In particular there is one passage from Wettergreen, expressed in an exchange with Tom West of Hillsdale College in the Claremont Review of Books back in 1988, that describes exactly the lawfare and Covid tyranny of recent years, among other perfidies we can name (like FBI misbehavior). Slightly edited for clarity, it runs as follows:
As late as 1970, I believed that centralization of administration or bureaucratization was the chief domestic evil facing the United States. At that time, I believed that Tocqueville’s soft despotism was the aim of the bureaucratizers. However, today [1988] we cannot be so optimistic as was possible in 1970.
Today’s bureaucratizers are not soft despots at all. The political use of the criminal law, such as began during the Watergate scandals and has begun to be regularized during the Reagan administration, is characteristic of tyranny—not Tocqueville’s “new,” “soft” one, but a harsh one.
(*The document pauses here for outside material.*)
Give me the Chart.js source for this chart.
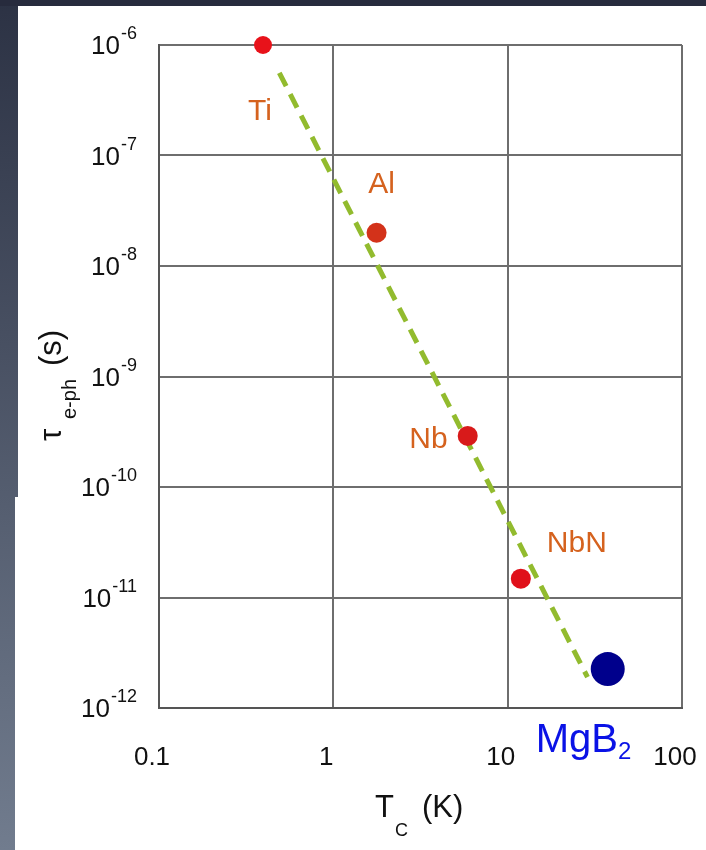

That is why I concluded by saying, “To the carrot—spending unlimited by law—the legislature has added the stick—the penalties of the criminal law.”
Tocqueville’s democratic despotism does not use criminal penalties; “it would degrade men rather than torment them.” Because he supposed that modern democrats have trivial passions, soft mores, limited educations and ambitions, deep religious convictions, and habits of hard work, he did “not expect democratic leaders to be tyrants, but rather schoolmasters.” On the evidence of the twentieth century alone, he was drastically wrong. Democracies—in Tocqueville’s sense of that term—have proven capable of tyrannies more brutal and more pervasive than anything imagined in previous ages. It is not to our purpose here to explain why Tocqueville was in error, but perhaps it will suffice to say that he misevaluated the human desire to rule. This is an error characteristic of modern political philosophy from Machiavelli on: the assumption that human nature (or a part of humanity) is non-political.